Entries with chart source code
START

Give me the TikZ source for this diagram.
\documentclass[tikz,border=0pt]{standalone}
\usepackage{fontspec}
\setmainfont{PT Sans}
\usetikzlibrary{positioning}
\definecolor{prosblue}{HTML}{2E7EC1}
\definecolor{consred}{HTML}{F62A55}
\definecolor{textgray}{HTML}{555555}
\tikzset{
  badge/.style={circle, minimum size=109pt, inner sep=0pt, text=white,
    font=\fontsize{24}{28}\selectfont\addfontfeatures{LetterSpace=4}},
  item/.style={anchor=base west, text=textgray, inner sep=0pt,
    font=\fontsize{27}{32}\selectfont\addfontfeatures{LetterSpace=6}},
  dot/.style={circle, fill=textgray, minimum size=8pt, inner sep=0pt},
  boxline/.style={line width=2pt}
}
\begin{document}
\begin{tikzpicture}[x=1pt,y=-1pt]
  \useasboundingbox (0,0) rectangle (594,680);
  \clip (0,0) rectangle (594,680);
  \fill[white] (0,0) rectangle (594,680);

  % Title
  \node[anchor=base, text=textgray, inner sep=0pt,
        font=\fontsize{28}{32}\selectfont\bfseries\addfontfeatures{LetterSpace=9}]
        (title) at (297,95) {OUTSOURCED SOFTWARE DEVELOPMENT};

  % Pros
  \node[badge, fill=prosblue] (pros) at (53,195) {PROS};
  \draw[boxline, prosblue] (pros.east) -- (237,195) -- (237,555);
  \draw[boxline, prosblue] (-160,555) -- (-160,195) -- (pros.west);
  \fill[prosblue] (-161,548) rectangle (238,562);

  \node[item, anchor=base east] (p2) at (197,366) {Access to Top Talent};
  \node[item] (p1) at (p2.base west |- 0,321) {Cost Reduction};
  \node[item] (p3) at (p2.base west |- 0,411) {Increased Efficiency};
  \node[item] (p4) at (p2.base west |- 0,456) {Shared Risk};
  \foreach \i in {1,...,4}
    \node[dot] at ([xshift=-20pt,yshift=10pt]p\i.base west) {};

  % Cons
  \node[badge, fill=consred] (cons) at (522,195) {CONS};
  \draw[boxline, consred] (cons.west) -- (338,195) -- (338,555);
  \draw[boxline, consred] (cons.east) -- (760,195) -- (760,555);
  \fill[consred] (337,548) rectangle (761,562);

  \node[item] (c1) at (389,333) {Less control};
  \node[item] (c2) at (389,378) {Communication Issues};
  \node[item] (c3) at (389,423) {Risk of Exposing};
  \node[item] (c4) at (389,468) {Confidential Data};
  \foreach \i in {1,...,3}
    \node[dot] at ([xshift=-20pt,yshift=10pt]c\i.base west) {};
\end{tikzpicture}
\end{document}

END
START

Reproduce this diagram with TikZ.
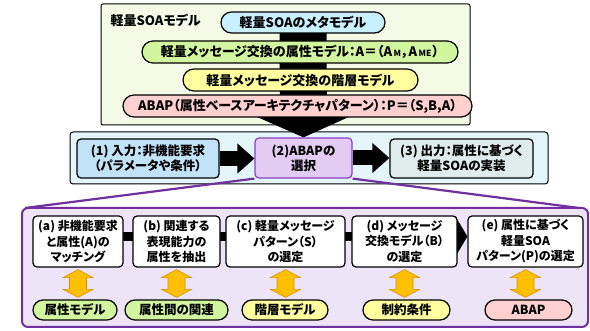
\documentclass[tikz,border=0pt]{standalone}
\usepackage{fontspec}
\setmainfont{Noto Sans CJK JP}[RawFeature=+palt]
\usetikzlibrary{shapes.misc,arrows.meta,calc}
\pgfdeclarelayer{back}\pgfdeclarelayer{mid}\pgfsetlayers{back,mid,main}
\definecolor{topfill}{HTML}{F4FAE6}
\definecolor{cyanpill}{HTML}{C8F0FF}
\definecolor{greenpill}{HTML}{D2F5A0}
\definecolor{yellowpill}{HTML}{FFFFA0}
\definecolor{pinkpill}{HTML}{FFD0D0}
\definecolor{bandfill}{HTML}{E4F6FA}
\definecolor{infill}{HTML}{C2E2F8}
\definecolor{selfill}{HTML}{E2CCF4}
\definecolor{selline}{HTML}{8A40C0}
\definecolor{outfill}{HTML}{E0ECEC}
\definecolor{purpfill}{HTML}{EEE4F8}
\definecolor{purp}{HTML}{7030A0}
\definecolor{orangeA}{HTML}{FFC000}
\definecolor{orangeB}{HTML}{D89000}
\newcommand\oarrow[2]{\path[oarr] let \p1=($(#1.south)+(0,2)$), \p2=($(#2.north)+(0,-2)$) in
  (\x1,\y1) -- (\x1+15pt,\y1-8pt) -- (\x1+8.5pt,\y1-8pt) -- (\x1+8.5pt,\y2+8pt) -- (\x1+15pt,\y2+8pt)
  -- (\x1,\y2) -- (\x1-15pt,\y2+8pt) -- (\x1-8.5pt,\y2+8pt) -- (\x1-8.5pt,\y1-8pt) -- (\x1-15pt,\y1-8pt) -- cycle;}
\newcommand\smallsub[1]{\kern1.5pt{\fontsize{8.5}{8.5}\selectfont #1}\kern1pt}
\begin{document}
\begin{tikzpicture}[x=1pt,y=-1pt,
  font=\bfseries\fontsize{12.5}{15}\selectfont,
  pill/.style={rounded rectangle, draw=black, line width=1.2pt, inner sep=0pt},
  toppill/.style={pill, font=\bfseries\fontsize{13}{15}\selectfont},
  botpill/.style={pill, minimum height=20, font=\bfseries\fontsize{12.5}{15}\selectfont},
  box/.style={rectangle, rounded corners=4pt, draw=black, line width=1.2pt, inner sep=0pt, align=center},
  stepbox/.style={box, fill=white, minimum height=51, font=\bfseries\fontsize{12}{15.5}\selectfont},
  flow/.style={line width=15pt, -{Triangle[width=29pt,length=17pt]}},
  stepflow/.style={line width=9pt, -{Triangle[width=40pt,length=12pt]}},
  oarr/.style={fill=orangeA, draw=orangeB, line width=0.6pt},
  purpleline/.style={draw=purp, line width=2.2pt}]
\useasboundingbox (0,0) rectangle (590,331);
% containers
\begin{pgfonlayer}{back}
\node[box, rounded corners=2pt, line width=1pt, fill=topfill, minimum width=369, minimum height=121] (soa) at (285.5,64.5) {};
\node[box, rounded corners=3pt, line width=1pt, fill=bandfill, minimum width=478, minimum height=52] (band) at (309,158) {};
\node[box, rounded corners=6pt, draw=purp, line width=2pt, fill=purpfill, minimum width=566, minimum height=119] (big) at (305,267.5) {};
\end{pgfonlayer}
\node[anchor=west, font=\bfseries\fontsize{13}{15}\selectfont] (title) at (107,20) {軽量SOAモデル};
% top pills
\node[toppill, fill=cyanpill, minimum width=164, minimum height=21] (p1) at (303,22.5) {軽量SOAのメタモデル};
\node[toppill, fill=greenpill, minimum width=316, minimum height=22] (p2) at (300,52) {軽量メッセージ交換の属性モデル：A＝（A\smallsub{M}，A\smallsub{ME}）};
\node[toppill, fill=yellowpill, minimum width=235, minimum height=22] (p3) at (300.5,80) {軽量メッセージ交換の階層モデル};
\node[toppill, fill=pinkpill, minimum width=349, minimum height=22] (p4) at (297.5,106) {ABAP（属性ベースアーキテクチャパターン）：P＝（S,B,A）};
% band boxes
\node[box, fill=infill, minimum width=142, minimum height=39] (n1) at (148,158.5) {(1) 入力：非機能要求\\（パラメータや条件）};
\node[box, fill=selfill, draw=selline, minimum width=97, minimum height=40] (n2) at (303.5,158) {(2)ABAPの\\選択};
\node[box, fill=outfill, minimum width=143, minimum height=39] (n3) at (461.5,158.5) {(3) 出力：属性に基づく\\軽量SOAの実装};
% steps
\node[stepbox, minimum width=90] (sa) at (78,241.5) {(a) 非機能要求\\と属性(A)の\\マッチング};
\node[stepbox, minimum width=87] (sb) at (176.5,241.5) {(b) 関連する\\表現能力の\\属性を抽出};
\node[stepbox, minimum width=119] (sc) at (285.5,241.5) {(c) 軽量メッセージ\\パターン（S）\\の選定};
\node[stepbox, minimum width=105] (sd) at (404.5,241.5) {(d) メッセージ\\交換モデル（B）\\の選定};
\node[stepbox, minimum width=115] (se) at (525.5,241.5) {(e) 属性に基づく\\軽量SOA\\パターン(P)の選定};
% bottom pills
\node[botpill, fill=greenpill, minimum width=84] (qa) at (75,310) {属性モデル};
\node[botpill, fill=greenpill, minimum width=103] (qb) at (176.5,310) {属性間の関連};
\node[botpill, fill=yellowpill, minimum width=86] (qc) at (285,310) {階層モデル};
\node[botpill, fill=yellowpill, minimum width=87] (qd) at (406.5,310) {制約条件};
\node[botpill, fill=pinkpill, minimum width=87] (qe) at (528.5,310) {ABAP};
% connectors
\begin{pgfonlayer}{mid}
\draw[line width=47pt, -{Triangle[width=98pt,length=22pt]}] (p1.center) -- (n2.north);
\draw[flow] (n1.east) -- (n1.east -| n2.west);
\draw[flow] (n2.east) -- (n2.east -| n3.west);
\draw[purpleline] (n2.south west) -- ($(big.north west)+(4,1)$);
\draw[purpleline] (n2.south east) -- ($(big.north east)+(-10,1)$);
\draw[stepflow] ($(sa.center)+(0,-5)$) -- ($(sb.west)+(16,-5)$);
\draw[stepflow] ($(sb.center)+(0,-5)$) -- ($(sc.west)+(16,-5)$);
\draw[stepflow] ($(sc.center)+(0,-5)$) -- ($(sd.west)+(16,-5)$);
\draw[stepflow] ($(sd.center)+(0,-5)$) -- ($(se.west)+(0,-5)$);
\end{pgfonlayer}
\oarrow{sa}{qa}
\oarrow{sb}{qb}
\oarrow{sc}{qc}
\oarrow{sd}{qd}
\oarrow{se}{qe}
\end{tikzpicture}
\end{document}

END
START

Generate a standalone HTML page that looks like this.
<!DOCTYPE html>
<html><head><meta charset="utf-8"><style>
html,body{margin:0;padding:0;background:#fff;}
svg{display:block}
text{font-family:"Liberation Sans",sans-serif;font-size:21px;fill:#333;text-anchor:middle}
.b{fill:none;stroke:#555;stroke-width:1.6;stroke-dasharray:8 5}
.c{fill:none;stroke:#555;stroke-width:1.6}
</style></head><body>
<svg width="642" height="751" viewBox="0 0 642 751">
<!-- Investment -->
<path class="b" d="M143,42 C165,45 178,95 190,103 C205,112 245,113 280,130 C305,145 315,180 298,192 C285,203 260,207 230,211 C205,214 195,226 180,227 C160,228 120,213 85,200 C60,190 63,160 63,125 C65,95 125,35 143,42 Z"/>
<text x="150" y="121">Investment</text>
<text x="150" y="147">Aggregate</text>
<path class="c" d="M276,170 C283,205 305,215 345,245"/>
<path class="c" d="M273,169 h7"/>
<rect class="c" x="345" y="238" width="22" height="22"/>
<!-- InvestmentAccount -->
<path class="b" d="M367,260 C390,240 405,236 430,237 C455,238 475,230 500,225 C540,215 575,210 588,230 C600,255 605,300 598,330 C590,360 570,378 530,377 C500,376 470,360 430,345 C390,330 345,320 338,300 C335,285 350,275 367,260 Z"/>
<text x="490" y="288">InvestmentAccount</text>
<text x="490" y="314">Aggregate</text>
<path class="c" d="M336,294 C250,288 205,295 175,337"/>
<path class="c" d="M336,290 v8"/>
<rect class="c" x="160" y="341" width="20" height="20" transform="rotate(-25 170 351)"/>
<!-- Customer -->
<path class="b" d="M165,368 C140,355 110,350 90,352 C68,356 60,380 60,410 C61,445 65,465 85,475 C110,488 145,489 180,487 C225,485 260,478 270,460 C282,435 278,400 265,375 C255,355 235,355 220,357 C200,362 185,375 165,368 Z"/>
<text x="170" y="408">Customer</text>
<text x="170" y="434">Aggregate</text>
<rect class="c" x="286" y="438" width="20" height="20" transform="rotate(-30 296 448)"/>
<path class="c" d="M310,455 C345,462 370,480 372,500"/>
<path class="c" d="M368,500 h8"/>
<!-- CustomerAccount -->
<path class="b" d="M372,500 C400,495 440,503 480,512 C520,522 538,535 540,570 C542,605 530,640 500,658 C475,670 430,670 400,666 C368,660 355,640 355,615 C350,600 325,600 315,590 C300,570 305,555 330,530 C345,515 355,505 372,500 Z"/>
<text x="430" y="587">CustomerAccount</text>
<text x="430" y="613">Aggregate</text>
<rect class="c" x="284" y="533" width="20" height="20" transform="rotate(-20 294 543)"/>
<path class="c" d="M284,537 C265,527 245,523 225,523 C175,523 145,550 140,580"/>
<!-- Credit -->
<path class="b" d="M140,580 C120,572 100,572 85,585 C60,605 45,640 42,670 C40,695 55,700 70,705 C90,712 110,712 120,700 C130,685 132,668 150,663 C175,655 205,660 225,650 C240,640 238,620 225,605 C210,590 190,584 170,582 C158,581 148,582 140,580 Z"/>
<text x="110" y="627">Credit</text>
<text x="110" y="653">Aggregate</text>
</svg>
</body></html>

END

Written request
Proceeding from the line containing "Give me the TikZ source for this diagram." through the line containing "(-161,548) rectangle (238,562);", transcribe the lines above exactly, both end lines included.

Result of this exercise
Give me the TikZ source for this diagram.
\documentclass[tikz,border=0pt]{standalone}
\usepackage{fontspec}
\setmainfont{PT Sans}
\usetikzlibrary{positioning}
\definecolor{prosblue}{HTML}{2E7EC1}
\definecolor{consred}{HTML}{F62A55}
\definecolor{textgray}{HTML}{555555}
\tikzset{
  badge/.style={circle, minimum size=109pt, inner sep=0pt, text=white,
    font=\fontsize{24}{28}\selectfont\addfontfeatures{LetterSpace=4}},
  item/.style={anchor=base west, text=textgray, inner sep=0pt,
    font=\fontsize{27}{32}\selectfont\addfontfeatures{LetterSpace=6}},
  dot/.style={circle, fill=textgray, minimum size=8pt, inner sep=0pt},
  boxline/.style={line width=2pt}
}
\begin{document}
\begin{tikzpicture}[x=1pt,y=-1pt]
  \useasboundingbox (0,0) rectangle (594,680);
  \clip (0,0) rectangle (594,680);
  \fill[white] (0,0) rectangle (594,680);

  % Title
  \node[anchor=base, text=textgray, inner sep=0pt,
        font=\fontsize{28}{32}\selectfont\bfseries\addfontfeatures{LetterSpace=9}]
        (title) at (297,95) {OUTSOURCED SOFTWARE DEVELOPMENT};

  % Pros
  \node[badge, fill=prosblue] (pros) at (53,195) {PROS};
  \draw[boxline, prosblue] (pros.east) -- (237,195) -- (237,555);
  \draw[boxline, prosblue] (-160,555) -- (-160,195) -- (pros.west);
  \fill[prosblue] (-161,548) rectangle (238,562);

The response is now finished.